─── SOURCE DATA
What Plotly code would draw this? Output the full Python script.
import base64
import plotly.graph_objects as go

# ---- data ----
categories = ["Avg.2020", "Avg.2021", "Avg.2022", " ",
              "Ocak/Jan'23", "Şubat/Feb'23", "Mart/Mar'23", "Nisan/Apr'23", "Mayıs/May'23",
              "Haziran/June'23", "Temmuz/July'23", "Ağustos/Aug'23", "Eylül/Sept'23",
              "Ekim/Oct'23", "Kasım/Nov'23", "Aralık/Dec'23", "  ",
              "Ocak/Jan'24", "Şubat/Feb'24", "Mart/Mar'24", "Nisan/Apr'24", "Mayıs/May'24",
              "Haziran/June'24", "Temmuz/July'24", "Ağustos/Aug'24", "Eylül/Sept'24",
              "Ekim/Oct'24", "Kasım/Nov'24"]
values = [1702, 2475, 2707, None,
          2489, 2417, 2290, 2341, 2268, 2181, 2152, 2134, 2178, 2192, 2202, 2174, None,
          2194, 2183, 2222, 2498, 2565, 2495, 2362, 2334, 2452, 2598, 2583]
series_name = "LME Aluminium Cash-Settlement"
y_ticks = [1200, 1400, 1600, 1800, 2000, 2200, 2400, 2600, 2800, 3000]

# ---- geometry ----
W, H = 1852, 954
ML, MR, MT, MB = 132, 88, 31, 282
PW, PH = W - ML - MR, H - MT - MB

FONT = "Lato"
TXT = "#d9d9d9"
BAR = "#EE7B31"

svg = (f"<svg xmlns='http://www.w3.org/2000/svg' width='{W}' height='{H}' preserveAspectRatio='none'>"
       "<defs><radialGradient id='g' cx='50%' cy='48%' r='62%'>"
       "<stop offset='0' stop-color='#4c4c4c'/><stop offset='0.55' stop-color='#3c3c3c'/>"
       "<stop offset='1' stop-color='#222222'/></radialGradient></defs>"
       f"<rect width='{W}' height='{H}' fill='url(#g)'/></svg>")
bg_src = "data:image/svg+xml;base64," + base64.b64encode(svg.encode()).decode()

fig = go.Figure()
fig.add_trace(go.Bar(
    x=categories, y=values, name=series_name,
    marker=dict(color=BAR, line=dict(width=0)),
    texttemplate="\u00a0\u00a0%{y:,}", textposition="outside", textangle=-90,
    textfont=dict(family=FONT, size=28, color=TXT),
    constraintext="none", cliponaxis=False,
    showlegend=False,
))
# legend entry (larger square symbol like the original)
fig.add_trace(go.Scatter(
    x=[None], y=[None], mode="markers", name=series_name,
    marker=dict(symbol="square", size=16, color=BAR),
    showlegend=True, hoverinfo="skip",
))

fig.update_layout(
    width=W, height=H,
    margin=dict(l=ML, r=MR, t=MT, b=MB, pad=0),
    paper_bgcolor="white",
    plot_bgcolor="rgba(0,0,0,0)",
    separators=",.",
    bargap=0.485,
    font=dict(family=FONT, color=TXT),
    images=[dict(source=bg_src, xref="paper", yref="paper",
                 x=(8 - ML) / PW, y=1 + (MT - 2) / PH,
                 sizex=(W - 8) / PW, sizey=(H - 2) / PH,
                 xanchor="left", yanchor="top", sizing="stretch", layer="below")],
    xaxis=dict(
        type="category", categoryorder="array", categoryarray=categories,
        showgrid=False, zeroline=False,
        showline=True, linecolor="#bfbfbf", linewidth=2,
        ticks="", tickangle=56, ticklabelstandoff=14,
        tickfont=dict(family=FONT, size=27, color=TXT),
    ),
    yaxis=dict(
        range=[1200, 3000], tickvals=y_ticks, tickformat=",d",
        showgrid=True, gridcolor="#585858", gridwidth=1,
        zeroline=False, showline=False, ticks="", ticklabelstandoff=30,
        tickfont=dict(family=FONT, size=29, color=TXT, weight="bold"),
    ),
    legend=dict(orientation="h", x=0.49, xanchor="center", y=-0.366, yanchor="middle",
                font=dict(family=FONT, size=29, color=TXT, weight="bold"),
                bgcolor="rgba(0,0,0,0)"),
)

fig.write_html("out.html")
──────
## [GOAL]
Exactly as they stand, set down the lines from the top of the data through the line with "import plotly.graph_objects as go".

## [SOLUTION FOR THIS TASK]
What Plotly code would draw this? Output the full Python script.
import base64
import plotly.graph_objects as go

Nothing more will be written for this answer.